[Begin]

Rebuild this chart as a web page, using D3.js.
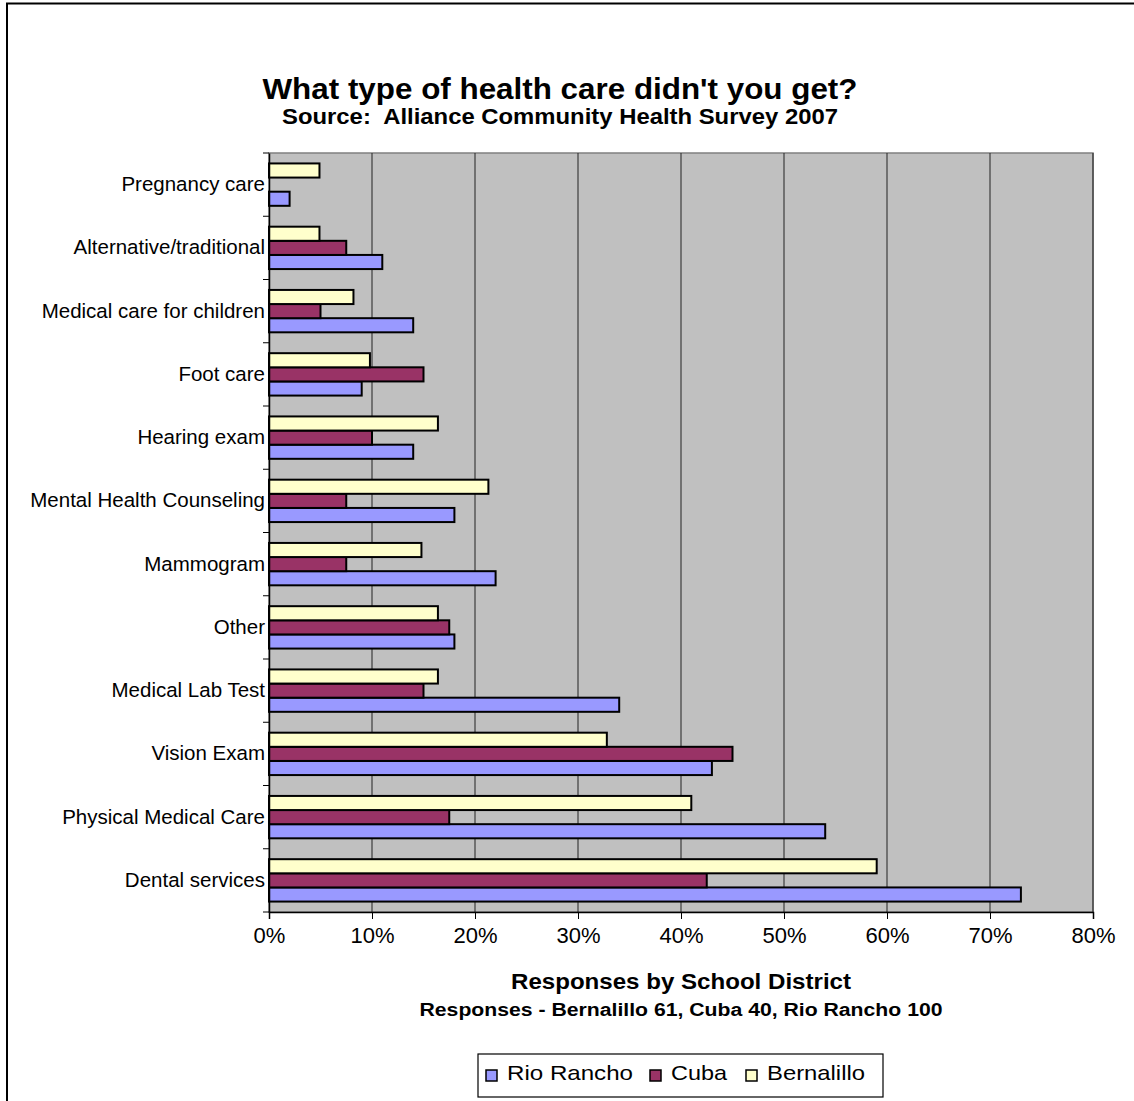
<!DOCTYPE html>
<html><head><meta charset="utf-8">
<script src="https://cdn.jsdelivr.net/npm/d3@7"></script>
<style>body{margin:0;background:#fff}svg{display:block;font-family:"Liberation Sans",Arial,sans-serif}text{white-space:pre}</style>
</head><body>
<svg id="c" width="1134" height="1101"></svg>
<script>
const categories = ["Pregnancy care","Alternative/traditional","Medical care for children","Foot care","Hearing exam","Mental Health Counseling","Mammogram","Other","Medical Lab Test","Vision Exam","Physical Medical Care","Dental services"];
const seriesNames = ["Rio Rancho","Cuba","Bernalillo"];
const rioRancho = [0.02,0.11,0.14,0.09,0.14,0.18,0.22,0.18,0.34,0.43,0.54,0.73];
const cuba      = [0,0.075,0.05,0.15,0.10,0.075,0.075,0.175,0.15,0.45,0.175,0.425];
const bernalillo= [0.049,0.049,0.082,0.098,0.164,0.213,0.148,0.164,0.164,0.328,0.41,0.59];
const xTicks = [0,0.1,0.2,0.3,0.4,0.5,0.6,0.7,0.8];
const colors = {"Rio Rancho":"#9999FF","Cuba":"#993366","Bernalillo":"#FFFFCC"};
const seriesValues = {"Rio Rancho":rioRancho,"Cuba":cuba,"Bernalillo":bernalillo};

const svg = d3.select("#c");
const L=269,R=1093,T=153,B=912;

svg.append("rect").attr("x",7).attr("y",3.5).attr("width",1140).attr("height",1110)
  .attr("fill","#fff").attr("stroke","#000").attr("stroke-width",2);

const x = d3.scaleLinear().domain([0,0.8]).range([L,R]);
const y = d3.scaleBand().domain(categories).range([T,B]).padding(0);
const bw = y.bandwidth();
const inner = d3.scaleBand().domain(["Bernalillo","Cuba","Rio Rancho"]).range([bw*0.165,bw*0.835]).padding(0);

svg.append("rect").attr("x",L).attr("y",T).attr("width",R-L).attr("height",B-T)
  .attr("fill","#C0C0C0").attr("stroke","#808080").attr("stroke-width",1.5);

// gridlines
svg.append("g").selectAll("line").data(xTicks.slice(1)).join("line")
  .attr("x1",d=>x(d)).attr("x2",d=>x(d)).attr("y1",T).attr("y2",B)
  .attr("stroke","#222").attr("stroke-width",1);

// bars
const rows = [];
categories.forEach((c,i)=>seriesNames.forEach(s=>rows.push({c,s,v:seriesValues[s][i]})));
svg.append("g").selectAll("rect").data(rows.filter(d=>d.v>0)).join("rect")
  .attr("x",x(0)).attr("y",d=>y(d.c)+inner(d.s))
  .attr("width",d=>x(d.v)-x(0)).attr("height",inner.bandwidth())
  .attr("fill",d=>colors[d.s]).attr("stroke","#000").attr("stroke-width",2);

// x axis
const xa = svg.append("g").attr("transform",`translate(0,${B})`)
  .call(d3.axisBottom(x).tickValues(xTicks).tickFormat(d3.format(".0%")).tickSize(7).tickPadding(8));
xa.select(".domain").attr("stroke","#000").attr("stroke-width",1.5);
xa.selectAll(".tick line").attr("stroke","#000");
xa.selectAll("text").attr("font-size",22).attr("fill","#000").attr("font-family","Liberation Sans, Arial, sans-serif");

// y axis
const ya = svg.append("g").attr("transform",`translate(${L},0)`)
  .call(d3.axisLeft(y).tickSize(0).tickPadding(8));
ya.select(".domain").attr("stroke","#000").attr("stroke-width",1.5);
ya.selectAll(".tick text").attr("font-size",20.5).attr("fill","#000").attr("x",-4)
  .attr("font-family","Liberation Sans, Arial, sans-serif");
svg.append("g").selectAll("line").data(categories.concat(["__end"])).join("line")
  .attr("x1",L-6).attr("x2",L)
  .attr("y1",(d,i)=>i<categories.length?y(d):B).attr("y2",(d,i)=>i<categories.length?y(d):B)
  .attr("stroke","#000");

// titles (text stretched horizontally as in the reference)
function stretched(xp,yp,size,weight,str,w){
  return svg.append("text").attr("x",xp).attr("y",yp).attr("text-anchor","middle")
    .attr("font-size",size).attr("font-weight",weight)
    .attr("textLength",w).attr("lengthAdjust","spacingAndGlyphs").text(str);
}
const cx=560;
stretched(cx,99,29,"bold","What type of health care didn't you get?",595);
stretched(cx,124,22,"bold","Source:  Alliance Community Health Survey 2007",556);
const ax=(L+R)/2;
stretched(ax,989,22,"bold","Responses by School District",340);
stretched(ax,1016,18,"bold","Responses - Bernalillo 61, Cuba 40, Rio Rancho 100",523);

// legend
svg.append("rect").attr("x",478).attr("y",1054).attr("width",405).attr("height",43)
  .attr("fill","#fff").attr("stroke","#000").attr("stroke-width",1.2);
const lx = {"Rio Rancho":486,"Cuba":650,"Bernalillo":746};
const lw = {"Rio Rancho":126,"Cuba":56,"Bernalillo":98};
const lg = svg.append("g").selectAll("g").data(seriesNames).join("g")
  .attr("transform",d=>`translate(${lx[d]},1070)`);
lg.append("rect").attr("width",11).attr("height",11).attr("fill",d=>colors[d]).attr("stroke","#000").attr("stroke-width",1.5);
lg.append("text").attr("x",21).attr("y",10).attr("font-size",21)
  .attr("textLength",d=>lw[d]).attr("lengthAdjust","spacingAndGlyphs").text(d=>d);
</script>
</body></html>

[End]

(SHORT EXERCISE): Your task is to repeat the material above exactly, without its pictures.

(RESULT FOR THIS EXERCISE):
Rebuild this chart as a web page, using D3.js.
<!DOCTYPE html>
<html><head><meta charset="utf-8">
<script src="https://cdn.jsdelivr.net/npm/d3@7"></script>
<style>body{margin:0;background:#fff}svg{display:block;font-family:"Liberation Sans",Arial,sans-serif}text{white-space:pre}</style>
</head><body>
<svg id="c" width="1134" height="1101"></svg>
<script>
const categories = ["Pregnancy care","Alternative/traditional","Medical care for children","Foot care","Hearing exam","Mental Health Counseling","Mammogram","Other","Medical Lab Test","Vision Exam","Physical Medical Care","Dental services"];
const seriesNames = ["Rio Rancho","Cuba","Bernalillo"];
const rioRancho = [0.02,0.11,0.14,0.09,0.14,0.18,0.22,0.18,0.34,0.43,0.54,0.73];
const cuba      = [0,0.075,0.05,0.15,0.10,0.075,0.075,0.175,0.15,0.45,0.175,0.425];
const bernalillo= [0.049,0.049,0.082,0.098,0.164,0.213,0.148,0.164,0.164,0.328,0.41,0.59];
const xTicks = [0,0.1,0.2,0.3,0.4,0.5,0.6,0.7,0.8];
const colors = {"Rio Rancho":"#9999FF","Cuba":"#993366","Bernalillo":"#FFFFCC"};
const seriesValues = {"Rio Rancho":rioRancho,"Cuba":cuba,"Bernalillo":bernalillo};

const svg = d3.select("#c");
const L=269,R=1093,T=153,B=912;

svg.append("rect").attr("x",7).attr("y",3.5).attr("width",1140).attr("height",1110)
  .attr("fill","#fff").attr("stroke","#000").attr("stroke-width",2);

const x = d3.scaleLinear().domain([0,0.8]).range([L,R]);
const y = d3.scaleBand().domain(categories).range([T,B]).padding(0);
const bw = y.bandwidth();
const inner = d3.scaleBand().domain(["Bernalillo","Cuba","Rio Rancho"]).range([bw*0.165,bw*0.835]).padding(0);

svg.append("rect").attr("x",L).attr("y",T).attr("width",R-L).attr("height",B-T)
  .attr("fill","#C0C0C0").attr("stroke","#808080").attr("stroke-width",1.5);

// gridlines
svg.append("g").selectAll("line").data(xTicks.slice(1)).join("line")
  .attr("x1",d=>x(d)).attr("x2",d=>x(d)).attr("y1",T).attr("y2",B)
  .attr("stroke","#222").attr("stroke-width",1);

// bars
const rows = [];
categories.forEach((c,i)=>seriesNames.forEach(s=>rows.push({c,s,v:seriesValues[s][i]})));
svg.append("g").selectAll("rect").data(rows.filter(d=>d.v>0)).join("rect")
  .attr("x",x(0)).attr("y",d=>y(d.c)+inner(d.s))
  .attr("width",d=>x(d.v)-x(0)).attr("height",inner.bandwidth())
  .attr("fill",d=>colors[d.s]).attr("stroke","#000").attr("stroke-width",2);

// x axis
const xa = svg.append("g").attr("transform",`translate(0,${B})`)
  .call(d3.axisBottom(x).tickValues(xTicks).tickFormat(d3.format(".0%")).tickSize(7).tickPadding(8));
xa.select(".domain").attr("stroke","#000").attr("stroke-width",1.5);
xa.selectAll(".tick line").attr("stroke","#000");
xa.selectAll("text").attr("font-size",22).attr("fill","#000").attr("font-family","Liberation Sans, Arial, sans-serif");

// y axis
const ya = svg.append("g").attr("transform",`translate(${L},0)`)
  .call(d3.axisLeft(y).tickSize(0).tickPadding(8));
ya.select(".domain").attr("stroke","#000").attr("stroke-width",1.5);
ya.selectAll(".tick text").attr("font-size",20.5).attr("fill","#000").attr("x",-4)
  .attr("font-family","Liberation Sans, Arial, sans-serif");
svg.append("g").selectAll("line").data(categories.concat(["__end"])).join("line")
  .attr("x1",L-6).attr("x2",L)
  .attr("y1",(d,i)=>i<categories.length?y(d):B).attr("y2",(d,i)=>i<categories.length?y(d):B)
  .attr("stroke","#000");

// titles (text stretched horizontally as in the reference)
function stretched(xp,yp,size,weight,str,w){
  return svg.append("text").attr("x",xp).attr("y",yp).attr("text-anchor","middle")
    .attr("font-size",size).attr("font-weight",weight)
    .attr("textLength",w).attr("lengthAdjust","spacingAndGlyphs").text(str);
}
const cx=560;
stretched(cx,99,29,"bold","What type of health care didn't you get?",595);
stretched(cx,124,22,"bold","Source:  Alliance Community Health Survey 2007",556);
const ax=(L+R)/2;
stretched(ax,989,22,"bold","Responses by School District",340);
stretched(ax,1016,18,"bold","Responses - Bernalillo 61, Cuba 40, Rio Rancho 100",523);

// legend
svg.append("rect").attr("x",478).attr("y",1054).attr("width",405).attr("height",43)
  .attr("fill","#fff").attr("stroke","#000").attr("stroke-width",1.2);
const lx = {"Rio Rancho":486,"Cuba":650,"Bernalillo":746};
const lw = {"Rio Rancho":126,"Cuba":56,"Bernalillo":98};
const lg = svg.append("g").selectAll("g").data(seriesNames).join("g")
  .attr("transform",d=>`translate(${lx[d]},1070)`);
lg.append("rect").attr("width",11).attr("height",11).attr("fill",d=>colors[d]).attr("stroke","#000").attr("stroke-width",1.5);
lg.append("text").attr("x",21).attr("y",10).attr("font-size",21)
  .attr("textLength",d=>lw[d]).attr("lengthAdjust","spacingAndGlyphs").text(d=>d);
</script>
</body></html>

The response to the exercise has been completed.